▶ Exercise directions: Copy each line of the data below exactly, leaving out pictures.

▶ Information shown:
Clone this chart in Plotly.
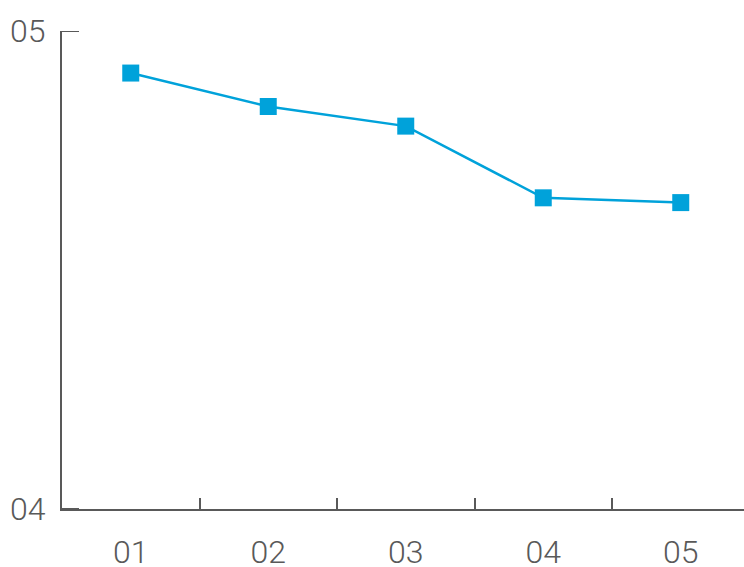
import plotly.graph_objects as go

categories = ["01", "02", "03", "04", "05"]
values = [4.912, 4.842, 4.801, 4.651, 4.641]
y_tick_vals = [4, 5]
y_tick_text = ["04", "05"]

axis_color = "#595959"
font = dict(family="Roboto, Open Sans, sans-serif", size=32, color=axis_color, weight=300)

fig = go.Figure(
    go.Scatter(
        x=categories,
        y=values,
        mode="lines+markers",
        line=dict(color="#00A2DA", width=2.5),
        marker=dict(symbol="square", size=17, color="#00A2DA"),
        showlegend=False,
        cliponaxis=False,
    )
)

# y-axis inside ticks at the range ends (plotly clips inside ticks at the ends)
for v in y_tick_vals:
    fig.add_shape(
        type="line", xref="x domain", yref="y",
        x0=0, x1=17 / 682, y0=v, y1=v,
        line=dict(color=axis_color, width=2),
    )

fig.update_layout(
    width=744,
    height=567,
    margin=dict(l=62, r=0, t=31, b=58, autoexpand=False),
    paper_bgcolor="white",
    plot_bgcolor="white",
    font=font,
    xaxis=dict(
        type="category",
        range=[-0.5, 4.46],
        automargin=False,
        showline=True,
        linecolor=axis_color,
        linewidth=2,
        ticks="inside",
        tickson="boundaries",
        ticklen=11,
        tickwidth=2,
        tickcolor=axis_color,
        showgrid=False,
        zeroline=False,
        ticklabelstandoff=14,
        tickfont=font,
    ),
    yaxis=dict(
        range=[4, 5],
        automargin=False,
        tickvals=y_tick_vals,
        ticktext=y_tick_text,
        showline=True,
        linecolor=axis_color,
        linewidth=2,
        ticks="",
        showgrid=False,
        zeroline=False,
        ticklabelstandoff=8,
        tickfont=font,
    ),
)

fig.write_html(
    "out.html",
    config={"displayModeBar": False},
    post_script="document.body.style.margin='0';document.body.style.overflow='hidden';",
)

▶ Answer for this exercise:
Clone this chart in Plotly.
import plotly.graph_objects as go

categories = ["01", "02", "03", "04", "05"]
values = [4.912, 4.842, 4.801, 4.651, 4.641]
y_tick_vals = [4, 5]
y_tick_text = ["04", "05"]

axis_color = "#595959"
font = dict(family="Roboto, Open Sans, sans-serif", size=32, color=axis_color, weight=300)

fig = go.Figure(
    go.Scatter(
        x=categories,
        y=values,
        mode="lines+markers",
        line=dict(color="#00A2DA", width=2.5),
        marker=dict(symbol="square", size=17, color="#00A2DA"),
        showlegend=False,
        cliponaxis=False,
    )
)

# y-axis inside ticks at the range ends (plotly clips inside ticks at the ends)
for v in y_tick_vals:
    fig.add_shape(
        type="line", xref="x domain", yref="y",
        x0=0, x1=17 / 682, y0=v, y1=v,
        line=dict(color=axis_color, width=2),
    )

fig.update_layout(
    width=744,
    height=567,
    margin=dict(l=62, r=0, t=31, b=58, autoexpand=False),
    paper_bgcolor="white",
    plot_bgcolor="white",
    font=font,
    xaxis=dict(
        type="category",
        range=[-0.5, 4.46],
        automargin=False,
        showline=True,
        linecolor=axis_color,
        linewidth=2,
        ticks="inside",
        tickson="boundaries",
        ticklen=11,
        tickwidth=2,
        tickcolor=axis_color,
        showgrid=False,
        zeroline=False,
        ticklabelstandoff=14,
        tickfont=font,
    ),
    yaxis=dict(
        range=[4, 5],
        automargin=False,
        tickvals=y_tick_vals,
        ticktext=y_tick_text,
        showline=True,
        linecolor=axis_color,
        linewidth=2,
        ticks="",
        showgrid=False,
        zeroline=False,
        ticklabelstandoff=8,
        tickfont=font,
    ),
)

fig.write_html(
    "out.html",
    config={"displayModeBar": False},
    post_script="document.body.style.margin='0';document.body.style.overflow='hidden';",
)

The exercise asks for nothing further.